O prof de Direito do Trabalho (PUC-SP), Paulo Sergio João, analisa quais os impactos legais como movimento “Quiet quitting” que prega trabalhar só o essencial e uma demissão discreta.
Os jornais têm noticiado um fenômeno observado pelo mercado de trabalho e que consiste num movimento de redefinição das relações de trabalho, em confronto com a cultura de alta performance.
Trata-se de comportamento localizado especialmente nas gerações Z e millennial e que, conforme dados do jornal, em março deste ano somaram 4,5 milhões de trabalhadores que pediram demissão nos Estados Unidos (great resignation).
A expressão significa ‘demitir-se silenciosamente’ ou ‘demissão discreta’, nome utilizado na rede social chinesa TikTok, que incentiva os trabalhadores a executarem o mínimo das suas obrigações contratuais a fim de priorizar o bem-estar e a saúde mental. Já aqui, constata-se o enfrentamento de valor do trabalho como prejudicial à qualidade de vida, afirmando que o trabalho não é sua vida e seu valor não pode ser determinado em relação à sua produtividade.
O quiet quitting não significa necessariamente o abandono do trabalho por meio de pedido de demissão. Trata-se de uma forma de se demitir sem abandono do trabalho, mas reduzindo as tarefas aos limites do que fora contratado, sem se envolver em dinâmicas de altas performances.
Segundo Maria Kordowicz, professora adjunta de comportamento das organizações da Universidade de Nottingham, o quiet quitting está ligado à insatisfação crescente no trabalho e ao Covid-19, cuja pandemia fez com que houvesse tomada de consciência da nossa própria mortalidade, com questionamentos relevantes quanto ao significado do trabalho realizado enquanto trabalhador e qual efetivamente seu valor.
A pergunta que se faz é para saber se esse movimento será capaz de transformar as relações trabalhistas e o Direito do Trabalho ou, ainda, qual o significado relevante que se poderia aprender com este movimento.
A primeira interpretação que fica é a de que se trata de um movimento que tende a transformar as relações trabalhistas pelo aspecto primordial do cuidado e da preservação da saúde mental, procurando limitar o tempo de trabalho equilibrando com os momentos de dedicação aos prazeres da vida fora do trabalho. Para os empregadores fica a obrigação de respeitar que o empregado contratado prestará trabalho nos limites do que foi contratado, sem horas suplementares.
Em segundo plano, coloca em questionamento os modelos tradicionais de competição interna nas empresas em busca de maior produtividade, muitas vezes causadores de doenças mentais decorrentes do chamado burnout.

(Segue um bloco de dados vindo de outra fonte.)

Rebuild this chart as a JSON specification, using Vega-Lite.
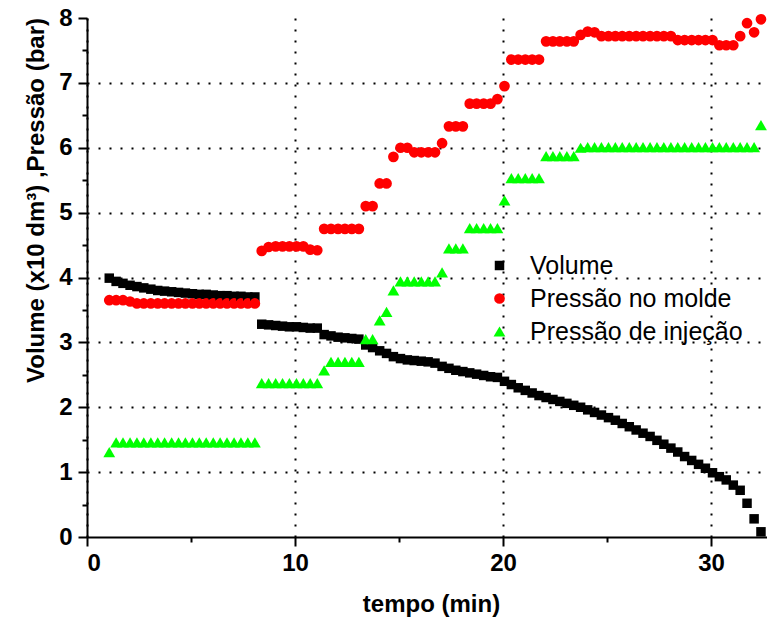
{
  "$schema": "https://vega.github.io/schema/vega-lite/v6.json",
  "width": 680,
  "height": 519,
  "autosize": "none",
  "padding": {"left": 87, "top": 18, "right": 0, "bottom": 88},
  "background": "white",
  "config": {
    "view": {"stroke": null},
    "font": "Liberation Sans",
    "axis": {
      "domainColor": "black", "domainWidth": 2, "tickColor": "black", "tickWidth": 2,
      "labelColor": "black", "labelFont": "Liberation Sans", "labelFontWeight": "bold", "labelFontSize": 24,
      "titleColor": "black", "titleFont": "Liberation Sans", "titleFontWeight": "bold", "titleFontSize": 24,
      "gridColor": "black", "gridDash": [2, 9], "gridWidth": 2, "gridOpacity": 1
    }
  },
  "data": {
    "values": [
      {"t": 1.07, "v": 3.99, "pm": 3.65, "pi": 1.31},
      {"t": 1.40, "v": 3.94, "pm": 3.65, "pi": 1.46},
      {"t": 1.73, "v": 3.91, "pm": 3.65, "pi": 1.46},
      {"t": 2.07, "v": 3.88, "pm": 3.63, "pi": 1.46},
      {"t": 2.40, "v": 3.86, "pm": 3.60, "pi": 1.46},
      {"t": 2.73, "v": 3.84, "pm": 3.60, "pi": 1.46},
      {"t": 3.07, "v": 3.82, "pm": 3.60, "pi": 1.46},
      {"t": 3.40, "v": 3.80, "pm": 3.60, "pi": 1.46},
      {"t": 3.73, "v": 3.79, "pm": 3.60, "pi": 1.46},
      {"t": 4.07, "v": 3.78, "pm": 3.60, "pi": 1.46},
      {"t": 4.40, "v": 3.77, "pm": 3.60, "pi": 1.46},
      {"t": 4.73, "v": 3.76, "pm": 3.60, "pi": 1.46},
      {"t": 5.07, "v": 3.75, "pm": 3.60, "pi": 1.46},
      {"t": 5.40, "v": 3.74, "pm": 3.60, "pi": 1.46},
      {"t": 5.73, "v": 3.74, "pm": 3.60, "pi": 1.46},
      {"t": 6.07, "v": 3.73, "pm": 3.60, "pi": 1.46},
      {"t": 6.40, "v": 3.72, "pm": 3.60, "pi": 1.46},
      {"t": 6.73, "v": 3.72, "pm": 3.60, "pi": 1.46},
      {"t": 7.07, "v": 3.71, "pm": 3.60, "pi": 1.46},
      {"t": 7.40, "v": 3.71, "pm": 3.60, "pi": 1.46},
      {"t": 7.73, "v": 3.70, "pm": 3.60, "pi": 1.46},
      {"t": 8.07, "v": 3.70, "pm": 3.60, "pi": 1.46},
      {"t": 8.40, "v": 3.28, "pm": 4.41, "pi": 2.37},
      {"t": 8.73, "v": 3.27, "pm": 4.47, "pi": 2.37},
      {"t": 9.07, "v": 3.26, "pm": 4.48, "pi": 2.37},
      {"t": 9.40, "v": 3.25, "pm": 4.48, "pi": 2.37},
      {"t": 9.73, "v": 3.24, "pm": 4.48, "pi": 2.37},
      {"t": 10.07, "v": 3.24, "pm": 4.48, "pi": 2.37},
      {"t": 10.40, "v": 3.23, "pm": 4.48, "pi": 2.37},
      {"t": 10.73, "v": 3.22, "pm": 4.43, "pi": 2.37},
      {"t": 11.07, "v": 3.22, "pm": 4.42, "pi": 2.37},
      {"t": 11.40, "v": 3.12, "pm": 4.75, "pi": 2.57},
      {"t": 11.73, "v": 3.10, "pm": 4.75, "pi": 2.70},
      {"t": 12.07, "v": 3.08, "pm": 4.75, "pi": 2.70},
      {"t": 12.40, "v": 3.07, "pm": 4.75, "pi": 2.70},
      {"t": 12.73, "v": 3.06, "pm": 4.75, "pi": 2.70},
      {"t": 13.07, "v": 3.05, "pm": 4.75, "pi": 2.70},
      {"t": 13.40, "v": 2.96, "pm": 5.10, "pi": 3.05},
      {"t": 13.73, "v": 2.92, "pm": 5.10, "pi": 3.05},
      {"t": 14.07, "v": 2.87, "pm": 5.45, "pi": 3.34},
      {"t": 14.40, "v": 2.83, "pm": 5.45, "pi": 3.47},
      {"t": 14.73, "v": 2.78, "pm": 5.86, "pi": 3.80},
      {"t": 15.07, "v": 2.75, "pm": 6.00, "pi": 3.94},
      {"t": 15.40, "v": 2.73, "pm": 6.00, "pi": 3.94},
      {"t": 15.73, "v": 2.72, "pm": 5.93, "pi": 3.94},
      {"t": 16.07, "v": 2.71, "pm": 5.93, "pi": 3.94},
      {"t": 16.40, "v": 2.70, "pm": 5.93, "pi": 3.94},
      {"t": 16.73, "v": 2.68, "pm": 5.93, "pi": 3.94},
      {"t": 17.07, "v": 2.63, "pm": 6.07, "pi": 4.08},
      {"t": 17.40, "v": 2.60, "pm": 6.33, "pi": 4.45},
      {"t": 17.73, "v": 2.57, "pm": 6.33, "pi": 4.45},
      {"t": 18.07, "v": 2.55, "pm": 6.33, "pi": 4.45},
      {"t": 18.40, "v": 2.53, "pm": 6.68, "pi": 4.76},
      {"t": 18.73, "v": 2.51, "pm": 6.68, "pi": 4.76},
      {"t": 19.07, "v": 2.49, "pm": 6.68, "pi": 4.76},
      {"t": 19.40, "v": 2.47, "pm": 6.68, "pi": 4.76},
      {"t": 19.73, "v": 2.46, "pm": 6.75, "pi": 4.76},
      {"t": 20.07, "v": 2.40, "pm": 6.95, "pi": 5.19},
      {"t": 20.40, "v": 2.35, "pm": 7.36, "pi": 5.53},
      {"t": 20.73, "v": 2.30, "pm": 7.36, "pi": 5.53},
      {"t": 21.07, "v": 2.26, "pm": 7.36, "pi": 5.53},
      {"t": 21.40, "v": 2.22, "pm": 7.36, "pi": 5.53},
      {"t": 21.73, "v": 2.18, "pm": 7.36, "pi": 5.53},
      {"t": 22.07, "v": 2.15, "pm": 7.64, "pi": 5.87},
      {"t": 22.40, "v": 2.12, "pm": 7.64, "pi": 5.87},
      {"t": 22.73, "v": 2.09, "pm": 7.64, "pi": 5.87},
      {"t": 23.07, "v": 2.06, "pm": 7.64, "pi": 5.87},
      {"t": 23.40, "v": 2.03, "pm": 7.64, "pi": 5.87},
      {"t": 23.73, "v": 2.00, "pm": 7.74, "pi": 6.00},
      {"t": 24.07, "v": 1.96, "pm": 7.79, "pi": 6.01},
      {"t": 24.40, "v": 1.92, "pm": 7.78, "pi": 6.01},
      {"t": 24.73, "v": 1.88, "pm": 7.72, "pi": 6.01},
      {"t": 25.07, "v": 1.84, "pm": 7.72, "pi": 6.01},
      {"t": 25.40, "v": 1.80, "pm": 7.72, "pi": 6.01},
      {"t": 25.73, "v": 1.75, "pm": 7.72, "pi": 6.01},
      {"t": 26.07, "v": 1.70, "pm": 7.72, "pi": 6.01},
      {"t": 26.40, "v": 1.65, "pm": 7.72, "pi": 6.01},
      {"t": 26.73, "v": 1.60, "pm": 7.72, "pi": 6.01},
      {"t": 27.07, "v": 1.55, "pm": 7.72, "pi": 6.01},
      {"t": 27.40, "v": 1.49, "pm": 7.72, "pi": 6.01},
      {"t": 27.73, "v": 1.43, "pm": 7.72, "pi": 6.01},
      {"t": 28.07, "v": 1.37, "pm": 7.72, "pi": 6.01},
      {"t": 28.40, "v": 1.31, "pm": 7.66, "pi": 6.01},
      {"t": 28.73, "v": 1.24, "pm": 7.66, "pi": 6.01},
      {"t": 29.07, "v": 1.18, "pm": 7.66, "pi": 6.01},
      {"t": 29.40, "v": 1.12, "pm": 7.66, "pi": 6.01},
      {"t": 29.73, "v": 1.06, "pm": 7.66, "pi": 6.01},
      {"t": 30.07, "v": 0.99, "pm": 7.66, "pi": 6.01},
      {"t": 30.40, "v": 0.93, "pm": 7.58, "pi": 6.01},
      {"t": 30.73, "v": 0.88, "pm": 7.58, "pi": 6.01},
      {"t": 31.07, "v": 0.80, "pm": 7.58, "pi": 6.01},
      {"t": 31.40, "v": 0.72, "pm": 7.72, "pi": 6.01},
      {"t": 31.73, "v": 0.52, "pm": 7.92, "pi": 6.01},
      {"t": 32.07, "v": 0.28, "pm": 7.78, "pi": 6.01},
      {"t": 32.40, "v": 0.08, "pm": 7.98, "pi": 6.35}
    ]
  },
  "transform": [{"fold": ["v", "pm", "pi"], "as": ["serie", "valor"]}],
  "layer": [
    {
      "mark": {"type": "point", "opacity": 0},
      "encoding": {
        "x": {"field": "t", "type": "quantitative", "scale": {"domain": [0, 32.69], "nice": false, "zero": false}, "axis": null},
        "y": {"field": "valor", "type": "quantitative", "scale": {"domain": [0, 8], "nice": false},
          "axis": {"orient": "left", "values": [1, 2, 3, 4, 5, 6, 7], "grid": true, "labels": false, "ticks": false, "domain": false, "title": null}}
      }
    },
    {
      "mark": {"type": "point", "opacity": 0},
      "encoding": {
        "x": {"field": "t", "type": "quantitative", "scale": {"domain": [0, 32.69], "nice": false, "zero": false},
          "axis": {"orient": "bottom", "values": [5, 15, 25], "grid": false, "labels": false, "domain": false, "tickSize": 5, "title": null}},
        "y": {"field": "valor", "type": "quantitative", "scale": {"domain": [0, 8], "nice": false},
          "axis": {"orient": "left", "values": [0.5, 1.5, 2.5, 3.5, 4.5, 5.5, 6.5, 7.5], "grid": false, "labels": false, "domain": false, "tickSize": 5, "title": null}}
      }
    },
    {
      "mark": {"type": "point", "filled": true, "opacity": 1, "strokeWidth": 0},
      "encoding": {
        "x": {"field": "t", "type": "quantitative", "scale": {"domain": [0, 32.69], "nice": false, "zero": false},
          "axis": {"orient": "bottom", "values": [0, 10, 20, 30], "grid": true, "tickSize": 9, "labelPadding": 5,
            "title": "tempo (min)", "titleX": 344, "titleY": 74, "titleBaseline": "alphabetic", "titleAnchor": null}},
        "y": {"field": "valor", "type": "quantitative", "scale": {"domain": [0, 8], "nice": false},
          "axis": {"orient": "left", "values": [0, 1, 2, 3, 4, 5, 6, 7, 8], "grid": false, "tickSize": 9, "labelPadding": 6,
            "title": "Volume (x10 dm³) ,Pressão (bar)", "titleAngle": 270, "titleX": -44, "titleY": 182, "titleAlign": "center", "titleBaseline": "alphabetic"}},
        "color": {"field": "serie", "type": "nominal",
          "scale": {"domain": ["v", "pm", "pi"], "range": ["#000000", "#ff0000", "#00ff00"]},
          "legend": {"orient": "none", "legendX": 400, "legendY": 235, "title": null, "padding": 0,
            "labelFont": "Liberation Sans", "labelFontSize": 25, "labelColor": "black", "labelOffset": 18, "labelLimit": 0,
            "symbolSize": 130, "symbolStrokeWidth": 0, "rowPadding": 7,
            "labelExpr": "datum.label == 'v' ? 'Volume' : datum.label == 'pm' ? 'Pressão no molde' : 'Pressão de injeção'"}},
        "shape": {"field": "serie", "type": "nominal",
          "scale": {"domain": ["v", "pm", "pi"], "range": ["square", "circle", "triangle-up"]}},
        "size": {"field": "serie", "type": "nominal", "legend": null,
          "scale": {"domain": ["v", "pm", "pi"], "range": [90, 140, 190]}}
      }
    }
  ],
  "resolve": {"axis": {"x": "independent", "y": "independent"}}
}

Para o Direito do Trabalho, não parece produzir mudanças, a não ser reforçar e dar resguardo jurídico às iniciativas que procuram preservar a qualidade de vida e a dignidade da pessoa humana.
As empresas deverão se adaptar aos novos anseios dos trabalhadores e rever os padrões de produtividade até então baseados essencialmente na presença do local de trabalho, proporcionando melhores condições para atrair talentos e estabelecer regras claras inclusivas e que privilegiem a saúde mental dos trabalhadores.
A esperança que fica é de que esse fenômeno possa arrastar uma mudança de valor nas relações de trabalho, beneficiando com a qualidade de vida também aqueles trabalhadores que têm pouca ou nenhuma opção de escolha de praticar o quiet quitting e que disputam vagas de emprego para sua sobrevivência.
Por Paulo Sergio João é advogado e professor da Pontifícia Universidade Católica de São Paulo.